Meet our newest Intern!
For this blogpost, we wanted to feature and officially welcome the newest addition to our team, farm intern Larissa Duprey!
Larissa is from Rapid City, South Dakota. She says, “think Mount Rushmore” as a reference point. Larissa attended the Created Institute, which is a liberal arts college in small town, Black Mountain, NC.
What led you to Dayton?
“I had met friends who lived in Dayton, came to visit, and fell in love. I love the energy and the people here — wanting to fight for their city. Dayton isn’t a place where people come to see what they can take from it, Dayton is a place for people to contribute to and I love that”
How did you hear about Mission of Mary Cooperative?
“Those same friends had volunteered here and talked about their experiences at Mission of Mary quite a bit. I just thought, ‘wow! what a cool place!’ and wanted to experience it firsthand.
I have no previous farm experience (unless working at a ranch camp with horses counts… we planted trees?), but I am very interested in nutrition and food access. Black Mountain is a very natural town and through my time there I became more interested in local foods and agriculture. I read Michael Pollan’s In Defense of Food, and several books of Joel Salatin’s, and became more educated and inspired to the point where I wanted to take action.”
Do you have a “dream” job/hope for the future?
“I’d love to have a house in the Twin Towers neighborhood or Huffman area, live in that community, and open a local business—possibly a bakery—just something to stimulate the neighborhood’s economy and provide access. Healthy food is a privilege, and I want to create a community meeting place that anyone can come to and afford. That’s what I loved about Mission of Mary as well.”

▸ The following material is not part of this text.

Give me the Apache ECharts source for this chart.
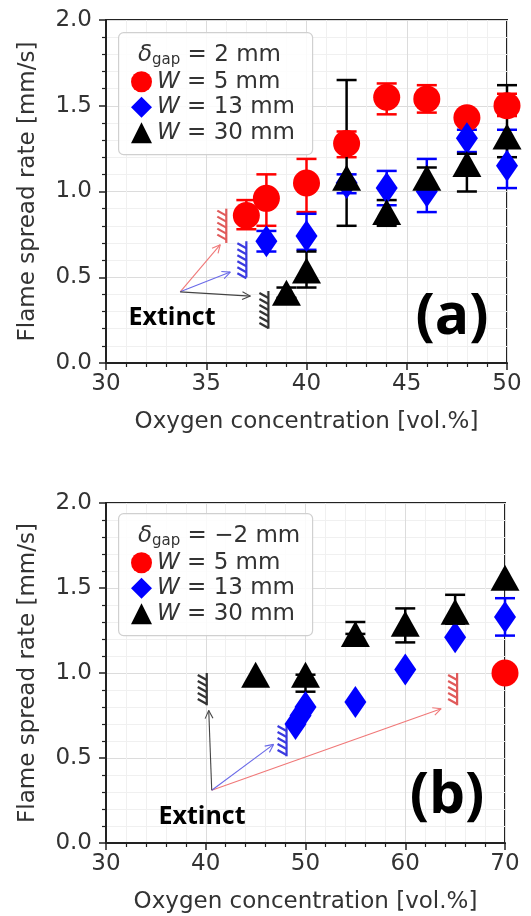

Favorite farm activity or chore so far?
“I really like washing spinach! Our repurposed washing machine AKA giant salad spinner is so cool and impressive. Also, I enjoy harvesting, pricking, really everything that incorporates working with plants. There are all of these different moving parts when it comes to farming; things I never thought about when purchasing vegetables in the grocery store. Now I think about all the different elements that must come together in order for that vegetable to grow, be harvested, washed, and then sold.”